Your snobby cocktail friend may fly into a tizzy (or worse, a lecture) at the utterance of “shaken, not stirred” but, though their feelings on shaken martinis are valid, shaking a cocktail can be good, actually.
Deciding whether you should shake or stir a cocktail has nothing to do with “bruising” the booze — booze doesn’t have a circulatory system — and everything to do with your ingredients and their relative densities.
In the words of my favourite bartender, Daniel Casto, “Do you want something stirred and boozy or shaken and refreshing?”
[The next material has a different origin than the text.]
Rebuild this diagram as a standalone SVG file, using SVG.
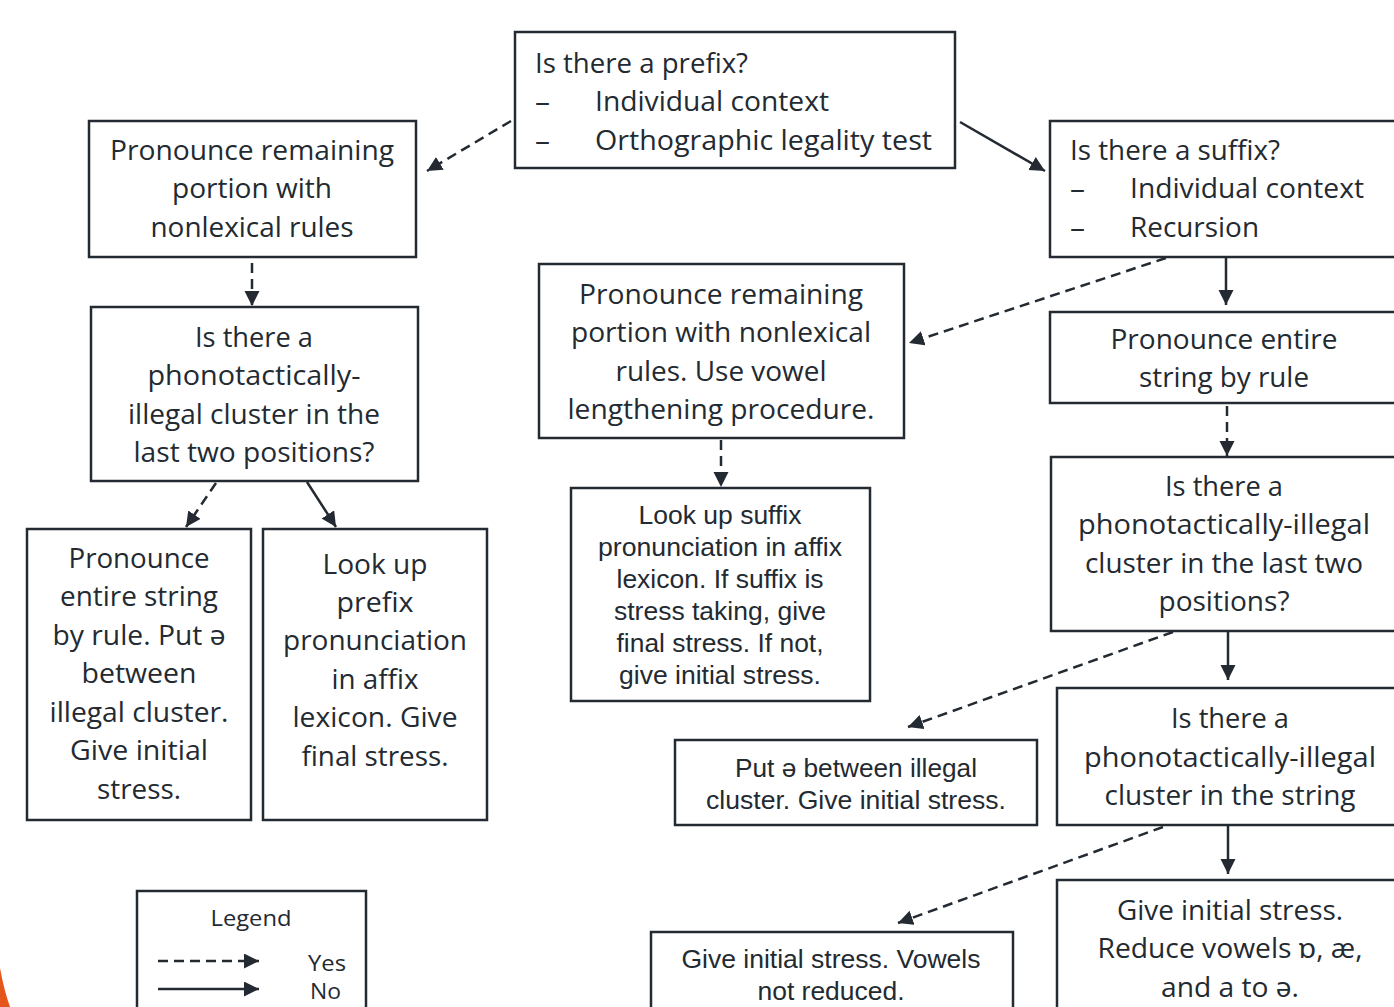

If your drink is all alcohol — as in a martini—the densities are all going to be, if not the exact same, extremely close, meaning you won’t need a whole lot of agitation to bring everyone together. However, once you start adding juices and thick, viscous syrups, you’re going to need to create a little more turbulence to make sure you have a homogenous beverage without a pool of cold syrup at the bottom.
Also, there is a matter of mouthfeel. Both shaking and stirring chill and dilute a beverage, but the violence of shaking also works to introduce air (tiiiiny bubbles) into your drink, which can be quite pleasant if appropriate. I can only speak for my self, but I do not want a frothy martini. I want my martini to satiny smooth and extremely cold, and diluted just enough to temper the harsh bite of the ethanol.
But if I’m drinking a daiquiri? You better shake that thing — I mean really slam it around as hard as you can for at least 10 seconds. The extra physical force will make sure that everyone gets to know each other real well, no matter their viscosity, and create a light and airy cocktail which, as it turns out, can be a very good thing.